Turn down that noise! Huh?
Submitted by Debra on Monday, 23 February 2009
2 Comments
The only surprising thing about a new University of Colorado, Boulder study is that who ever wrote the press release thought it was surprising.
"New iPod Listening Study Shows Surprising Behavior of Teens," the headline reads.
The surprising findings: Some teens like to listen to loud music. Teen boys tend to listen louder than teen girls. Teens don't listen to people who tell them to turn it down.
In other surprising news, the sun set in the West tonight.
I think the part that might have surprised researchers was also finding that not only do teens resist requests/pleas/orders to turn it down, but they usually instead crank it up a notch.
No surprise here.
Big Guy is eight years from the teens, and I realize that when he gets there today's "eat your vegetables, do your homework and quit hitting your brother" problems will seem bucolic by then. Come to think of it, we'll probably still be jousting about all those issues and then some. But who knows.
The one thing I do know with 100-percent ironclad certainty: He will be one of those teens who surprised University of Colorado researchers.
It's an inherited flaw carried on his Y chromosome. Either that or he learned it from his dad's habit of cranking YouTube, the stereo, the radio, any noise-making device to ear-splitting levels. It wouldn't be so bad if I could stand the stuff he likes to split my ears with, but Iron Maiden and Judas Priest aren't my thing.
Dad and I have gone round and round on this issue for years. It's particularly galling during road trips when there's no where to run.
Me: Could you please turn that down a little?
Him: Turns it down for roughly 3.6 seconds, then his hand inches toward toward the volume knob the second he thinks I'm not looking, turning it higher than it was before I nicely asked that he turn it down.
Me: I saw that.
It's the classic case of one person's enjoyment versus the other's right to not go insane.
Big Guy and I reached a detente on dissonance a few weeks ago when I finally was able to get the stereo speaker rewired after two years. Yes, that's correct: Speaker, as in only one. I still haven't gotten around to the other one, and I might not.
The deal: He could play the stuff that drives me sort of crazy at a volume no higher than eight, but not the crap that makes me full-tilt wacko. Def Leppard, Gary Moore: Acceptable. Iron Maiden, Judas Priest: Wait until your father's home and I'm in the next county.
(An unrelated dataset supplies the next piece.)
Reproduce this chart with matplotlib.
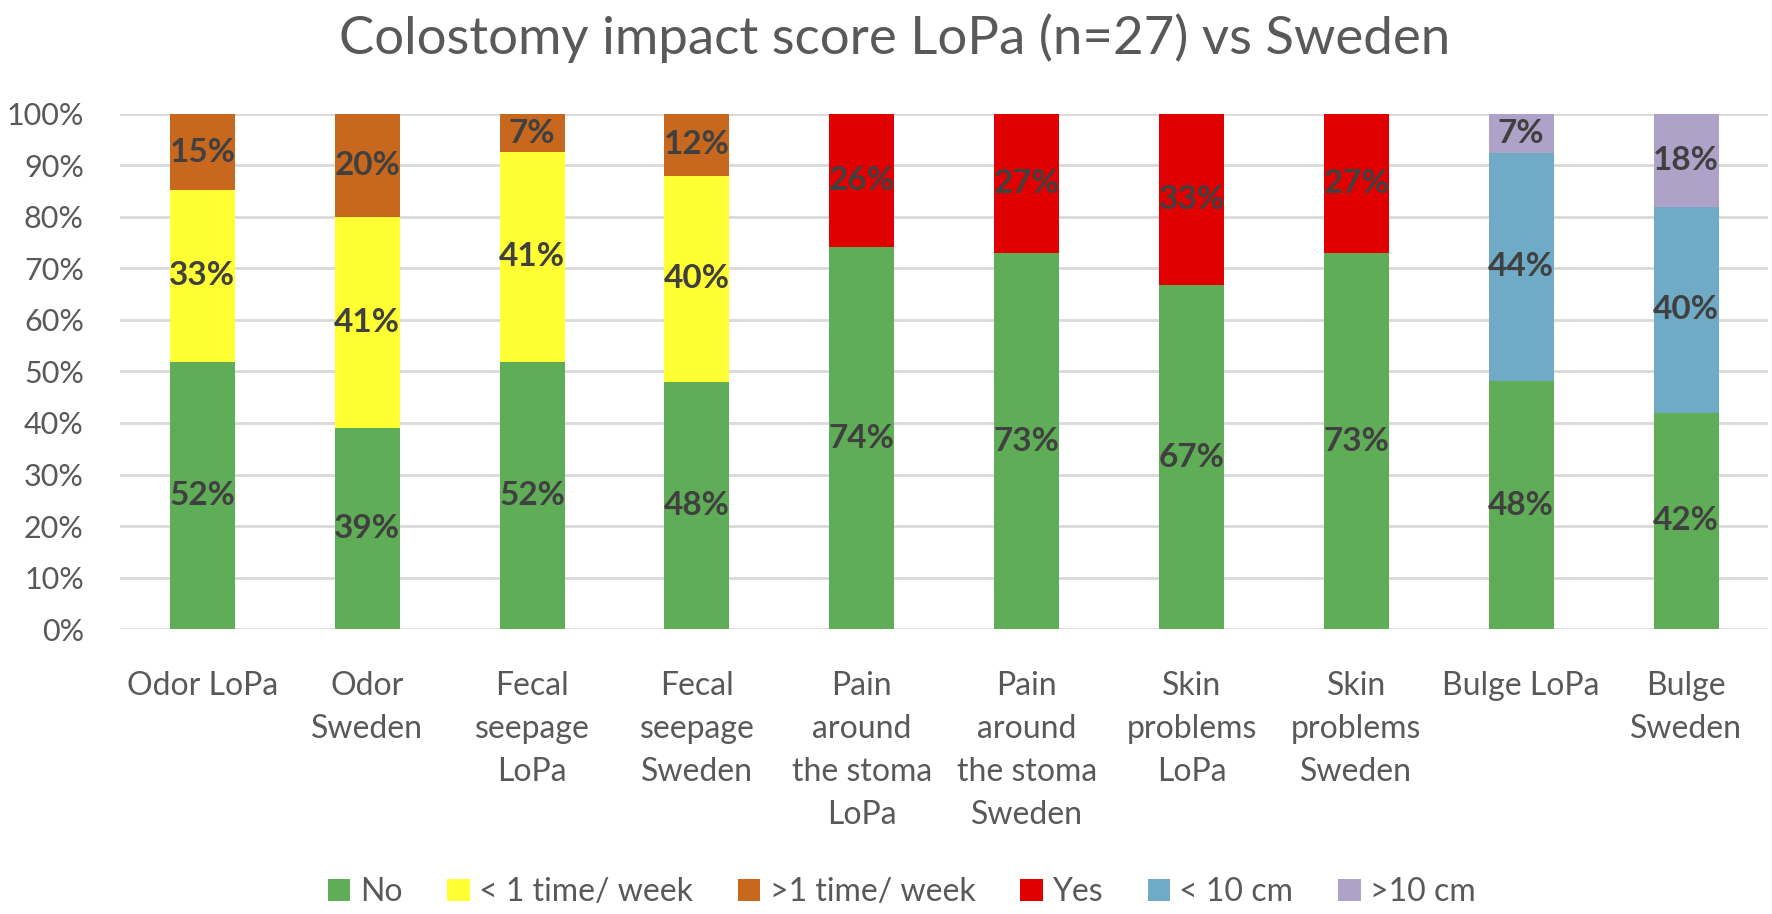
import matplotlib.pyplot as plt
import numpy as np

categories = ['Odor LoPa', 'Odor\nSweden', 'Fecal\nseepage\nLoPa', 'Fecal\nseepage\nSweden',
              'Pain\naround\nthe stoma\nLoPa', 'Pain\naround\nthe stoma\nSweden',
              'Skin\nproblems\nLoPa', 'Skin\nproblems\nSweden', 'Bulge LoPa', 'Bulge\nSweden']

# percentages
no_vals = [51.9, 39, 51.9, 48, 74.1, 73, 66.7, 73, 48.1, 42]
lt1_week = [33.3, 41, 40.7, 40, 0, 0, 0, 0, 0, 0]
gt1_week = [14.8, 20, 7.4, 12, 0, 0, 0, 0, 0, 0]
yes_vals = [0, 0, 0, 0, 25.9, 27, 33.3, 27, 0, 0]
lt10_cm = [0, 0, 0, 0, 0, 0, 0, 0, 44.4, 40]
gt10_cm = [0, 0, 0, 0, 0, 0, 0, 0, 7.4, 18]

series_names = ['No', '< 1 time/ week', '>1 time/ week', 'Yes', '< 10 cm', '>10 cm']
colors = ['#5FAD56', '#FFFF33', '#C8681E', '#E00000', '#6FAAC6', '#AEA2C9']

plt.rcParams['font.family'] = ['Lato', 'DejaVu Sans']
txt_col = '#595959'

fig = plt.figure(figsize=(17.72, 9.14), dpi=100)
ax = fig.add_axes([0.0677, 0.3118, 0.9303, 0.5635])

x = np.arange(len(categories))
bottom = np.zeros(len(categories))
all_series = [no_vals, lt1_week, gt1_week, yes_vals, lt10_cm, gt10_cm]
for vals, name, col in zip(all_series, series_names, colors):
    vals = np.array(vals, dtype=float)
    ax.bar(x, vals, 0.394, bottom=bottom, color=col, label=name, zorder=3)
    for i, v in enumerate(vals):
        if v > 0:
            ax.text(x[i], bottom[i] + v / 2, f'{v:.0f}%', ha='center', va='center',
                    fontsize=24, fontweight='bold', color='#404040', zorder=4)
    bottom += vals

ax.set_xlim(-0.5, len(categories) - 0.5)
ax.set_ylim(0, 100)
ax.set_yticks(np.arange(0, 101, 10))
ax.set_yticklabels([f'{t}%' for t in range(0, 101, 10)])
ax.yaxis.grid(True, color='#D9D9D9', linewidth=2, zorder=0)
ax.tick_params(axis='y', length=0, pad=26, labelsize=22, labelcolor=txt_col)
ax.set_xticks(x)
ax.set_xticklabels(categories, linespacing=1.55)
ax.tick_params(axis='x', length=0, pad=30, labelsize=23, labelcolor=txt_col)
for s in ax.spines.values():
    s.set_visible(False)

fig.suptitle('Colostomy impact score LoPa (n=27) vs Sweden', x=0.505, y=0.985,
             fontsize=38, color=txt_col)

fig.legend(loc='center', bbox_to_anchor=(0.509, 0.024), ncol=6, frameon=False,
           fontsize=23, handlelength=0.7, handleheight=0.7, handletextpad=0.3,
           columnspacing=1.4, labelcolor=txt_col)

fig.savefig('out.png', dpi=100)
Except every time I leave the room, the volume starts to inch up magically. He can't even blame this one on Boots - little brother can't reach the stereo, even with a stool.
The researchers might be inclined to give him the benefit of the doubt. They think teens might not know how loud they are playing their music. That's clearly not the case with my pre-pre-pre-teen, though. He has a number to look at, for crying out loud. I did it that way so he would know the exact digit that makes my ears start splitting.
So could it be that he's simply stubborn? That we're merely the latest players in that time-honored "turn that crap down" dance between mothers and sons? Or does he keep increasing the volume in hopes leaving himself room to turn it down without going as low as we'd agreed to?
The good news, according to the study: A relatively low percentage of teens today, 7 to 24 percent, listen to music at dangerously loud levels. Those findings are similar to what researchers saw with the Walkman back in the day parents swore my peers were going to be deaf by the time they were 30.
If you look back further, I bet it's the same thing researchers found when looking into ear phones and transistor radios, too.
Copyright 2009 Debra Legg. All rights reserved.






What? Huh? I can’t hear you.
You see, (some of us) dude’s work by being precise. You said to Dad to turn down the music. You did not say by how much or for how long. He met your requirements as specified, accurately and without hesitation. You should be happy that he respected and honored your wishes and make him his favorite snack as a reward for his behavior.
We aim to please, we really do.
Now where I did I put that Nine-Inch-Nail CD.
Ha! Thanks for this keen insight into the male mind, Rob. Hopelessly outnumbered as I am here, this perspective will be helpful.
I’ve already drafted a way to correctly phrase my request the next time:
“(Dad or Big Guy, whichever) could you please turn down that infernal racket for the rest of the day before blood starts shooting from my ears?”